6.6.1 Explicit Lifetime Annotation Syntax

When you need to be explicit, lifetime annotations use the following syntax:

  • Names: Lifetime names start with an apostrophe (') followed by a short, lowercase name (conventionally starting from 'a, e.g., 'a, 'b, 'input). The name 'static has a special, reserved meaning (see below).
  • Declaration: Generic lifetime parameters are declared in angle brackets after a function name (e.g., fn my_func<'a, 'b>) or struct/enum name (e.g., struct MyStruct<'a>).
  • Usage: The lifetime name is placed after the & (or &mut) in a reference type (e.g., x: &'a str, y: &'b mut i32).

Lifetime annotations do not change how long any values live. Instead, they describe the relationships between the validity scopes (lifetimes) of different references, allowing the borrow checker to verify that references are used safely. They act as constraints for the compiler’s analysis.

Example: Function with Lifetimes

Consider a function that returns the longer of two string slices. Because the returned reference borrows from one of the inputs, the compiler needs explicit annotations to know how the lifetime of the output relates to the lifetimes of the inputs.
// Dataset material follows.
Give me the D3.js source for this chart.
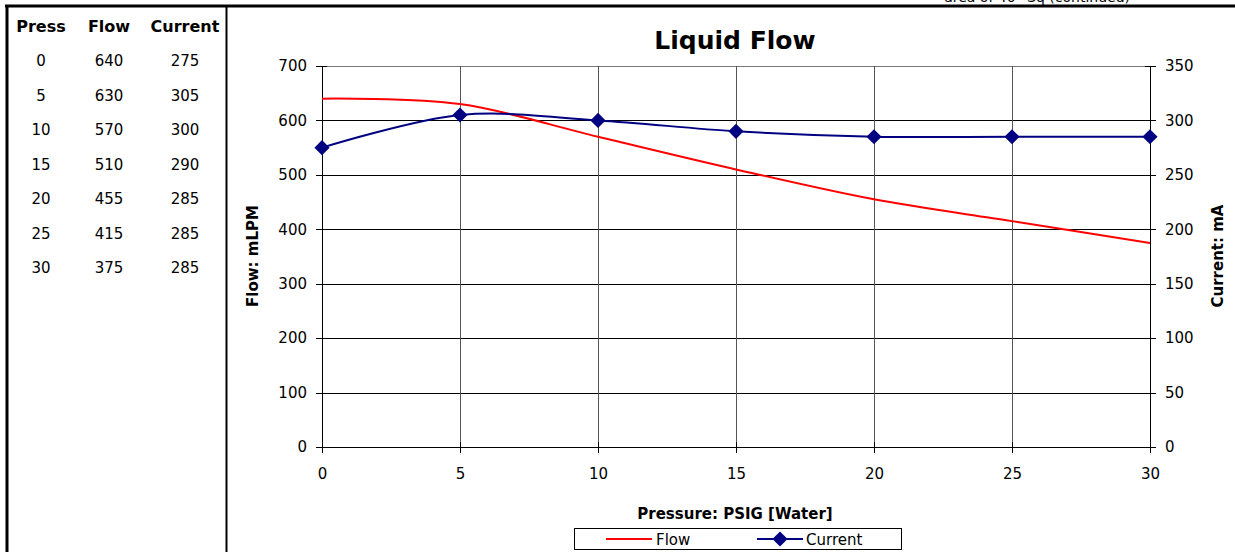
<!doctype html>
<html>
<head>
<meta charset="UTF-8">
<title>Liquid Flow</title>
<script src="https://d3js.org/d3.v7.min.js"></script>
<style>
  body { margin: 0; background: #fff; }
  svg text { font-family: "DejaVu Sans", Verdana, sans-serif; }
</style>
</head>
<body>
<svg width="1235" height="552" id="svg2"></svg>
<script>
var press = [0, 5, 10, 15, 20, 25, 30];
var flow = [640, 630, 570, 510, 455, 415, 375];
var current = [275, 305, 300, 290, 285, 285, 285];
var headers = ["Press", "Flow", "Current"];
var flowTicks = [0, 100, 200, 300, 400, 500, 600, 700];
var currentTicks = [0, 50, 100, 150, 200, 250, 300, 350];
var pressTicks = [0, 5, 10, 15, 20, 25, 30];

var svg = d3.select("#svg2");
var fontSize = 15;

// page frame lines
svg.append("text").attr("x", 1130).attr("y", 2).attr("text-anchor", "end")
  .attr("font-size", 14).text("area of 40\u00b0 Sq (continued)");
svg.append("line").attr("x1", 5).attr("x2", 1235).attr("y1", 6).attr("y2", 6)
  .attr("stroke", "#000").attr("stroke-width", 3);
svg.append("line").attr("x1", 7).attr("x2", 7).attr("y1", 5).attr("y2", 552)
  .attr("stroke", "#000").attr("stroke-width", 3);
svg.append("line").attr("x1", 226.5).attr("x2", 226.5).attr("y1", 5).attr("y2", 552)
  .attr("stroke", "#000").attr("stroke-width", 2);

// table on the left
var colX = [41, 109, 185];
var table = svg.append("g");
table.selectAll("text.head").data(headers).enter().append("text")
  .attr("class", "head")
  .attr("x", function(d, i){ return colX[i]; })
  .attr("y", 32)
  .attr("text-anchor", "middle")
  .attr("font-size", 16).attr("font-weight", "bold")
  .text(function(d){ return d; });
var rows = press.map(function(p, i){ return [p, flow[i], current[i]]; });
var rowY = d3.scaleLinear().domain([0, 6]).range([66, 273]);
rows.forEach(function(r, j){
  table.selectAll("text.r" + j).data(r).enter().append("text")
    .attr("x", function(d, i){ return colX[i]; })
    .attr("y", rowY(j))
    .attr("text-anchor", "middle")
    .attr("font-size", fontSize)
    .text(function(d){ return d; });
});

// chart
var plotL = 322, plotR = 1150, plotT = 66, plotB = 447;
var x = d3.scaleLinear().domain([0, 30]).range([plotL, plotR]);
var yFlow = d3.scaleLinear().domain([0, 700]).range([plotB, plotT]);
var yCur = d3.scaleLinear().domain([0, 350]).range([plotB, plotT]);

// grid
svg.append("g").selectAll("line").data(flowTicks).enter().append("line")
  .attr("x1", plotL).attr("x2", plotR)
  .attr("y1", function(d){ return Math.round(yFlow(d)) + 0.5; })
  .attr("y2", function(d){ return Math.round(yFlow(d)) + 0.5; })
  .attr("stroke", function(d){ return d === 700 ? "#777" : "#000"; }).attr("stroke-width", 1);
svg.append("g").selectAll("line").data(pressTicks).enter().append("line")
  .attr("y1", plotT).attr("y2", plotB)
  .attr("x1", function(d){ return Math.round(x(d)) + 0.5; })
  .attr("x2", function(d){ return Math.round(x(d)) + 0.5; })
  .attr("stroke", "#555").attr("stroke-width", 1);

// axes (ticks crossing the axis line)
function styleAxis(g){
  g.select(".domain").remove();
  g.selectAll("text").attr("font-size", fontSize).attr("fill", "#000")
    .style("font-family", "\"DejaVu Sans\", Verdana, sans-serif");
  g.selectAll("line").attr("stroke", "#000").attr("shape-rendering", "crispEdges");
}
var ax = svg.append("g").attr("transform", "translate(0," + plotB + ")")
  .call(d3.axisBottom(x).tickValues(pressTicks).tickSize(6).tickPadding(15))
  .call(styleAxis);
ax.selectAll(".tick line").attr("y1", -5);
var ayL = svg.append("g").attr("transform", "translate(" + plotL + ",0)")
  .call(d3.axisLeft(yFlow).tickValues(flowTicks).tickSize(6).tickPadding(9))
  .call(styleAxis);
ayL.selectAll(".tick line").attr("x1", 5);
var ayR = svg.append("g").attr("transform", "translate(" + plotR + ",0)")
  .call(d3.axisRight(yCur).tickValues(currentTicks).tickSize(6).tickPadding(9))
  .call(styleAxis);
ayR.selectAll(".tick line").attr("x1", -5);
svg.append("line").attr("x1", plotL + 0.5).attr("x2", plotL + 0.5).attr("y1", plotT).attr("y2", plotB + 6)
  .attr("stroke", "#000");
svg.append("line").attr("x1", plotR + 0.5).attr("x2", plotR + 0.5).attr("y1", plotT).attr("y2", plotB + 6)
  .attr("stroke", "#000");
svg.append("line").attr("x1", plotL).attr("x2", plotR).attr("y1", plotB + 0.5).attr("y2", plotB + 0.5)
  .attr("stroke", "#000");

// series (Excel-style smoothed lines)
var smooth = d3.curveCardinal.tension(0);
var flowLine = d3.line().x(function(d, i){ return x(press[i]); }).y(function(d){ return yFlow(d); }).curve(smooth);
var curLine = d3.line().x(function(d, i){ return x(press[i]); }).y(function(d){ return yCur(d); }).curve(smooth);
svg.append("path").attr("d", flowLine(flow)).attr("fill", "none").attr("stroke", "#ff0000").attr("stroke-width", 2);
svg.append("path").attr("d", curLine(current)).attr("fill", "none").attr("stroke", "#000080").attr("stroke-width", 2);
// Excel diamond: a square turned 45 degrees
var diamond = d3.symbol().type(d3.symbolSquare).size(115);
svg.append("g").selectAll("path").data(current).enter().append("path")
  .attr("d", diamond)
  .attr("transform", function(d, i){ return "translate(" + x(press[i]) + "," + yCur(d) + ") rotate(45)"; })
  .attr("fill", "#000080");

// titles
svg.append("text").attr("x", 735).attr("y", 49).attr("text-anchor", "middle")
  .attr("font-size", 25).attr("font-weight", "bold").text("Liquid Flow");
svg.append("text").attr("transform", "translate(258,256) rotate(-90)").attr("text-anchor", "middle")
  .attr("font-size", 15).attr("font-weight", "bold").text("Flow: mLPM");
svg.append("text").attr("transform", "translate(1223,256) rotate(-90)").attr("text-anchor", "middle")
  .attr("font-size", 15).attr("font-weight", "bold").text("Current: mA");
svg.append("text").attr("x", 735).attr("y", 519).attr("text-anchor", "middle")
  .attr("font-size", 15).attr("font-weight", "bold").text("Pressure: PSIG [Water]");

// legend
var lg = svg.append("g");
lg.append("rect").attr("x", 574.5).attr("y", 528.5).attr("width", 327).attr("height", 21)
  .attr("fill", "#fff").attr("stroke", "#000");
lg.append("line").attr("x1", 606).attr("x2", 652).attr("y1", 539).attr("y2", 539)
  .attr("stroke", "#ff0000").attr("stroke-width", 2);
lg.append("text").attr("x", 656).attr("y", 545).attr("font-size", fontSize).text("Flow");
lg.append("line").attr("x1", 757).attr("x2", 803).attr("y1", 539).attr("y2", 539)
  .attr("stroke", "#000080").attr("stroke-width", 2);
lg.append("path").attr("d", diamond).attr("transform", "translate(780,539) rotate(45)").attr("fill", "#000080");
lg.append("text").attr("x", 806).attr("y", 545).attr("font-size", fontSize).text("Current");
</script>
</body>
</html>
// `<'a>` declares a generic lifetime parameter `'a`.
// `x: &'a str` and `y: &'a str` constrain both input slices to live at least as long as `'a`.
// `-> &'a str` declares that the returned slice is also bound by this same lifetime `'a`.
fn longest<'a>(x: &'a str, y: &'a str) -> &'a str {
    if x.len() > y.len() {
        x
    } else {
        y
    }
}

fn main() {
    let string1 = String::from("long string is long");
    let result;
    {
        let string2 = String::from("xyz");
        // The compiler enforces that 'a is, at most, the shorter lifetime
        // of string1 and string2 relevant to this call.
        result = longest(&string1, &string2);
        println!("The longest string is '{}'", result); // Works here, result is valid.
    }
    // println!("The longest string is '{}'", result); // Compile-time error!
    // `string2` went out of scope, so the lifetime 'a associated with `result`
    // (which might point to `string2`'s data) has ended. Using `result` here
    // would risk accessing freed memory.
}

The annotation 'a connects the lifetimes: the returned reference is guaranteed to be valid only as long as both input references (x and y) are valid. If the function tried to return a reference to data created inside the function (like the dangle example earlier), the compiler would reject it because that data’s lifetime would be shorter than the required lifetime 'a.

The 'static Lifetime

The special lifetime 'static indicates that a reference is valid for the entire duration of the program. String literals (&'static str) have this lifetime because their data is embedded in the program’s binary. References to global constants or leaked Boxes can also have the 'static lifetime.

Mastering lifetimes, particularly understanding elision rules and when annotations are needed, is key to leveraging Rust’s compile-time safety guarantees effectively. We’ll encounter more complex lifetime scenarios later.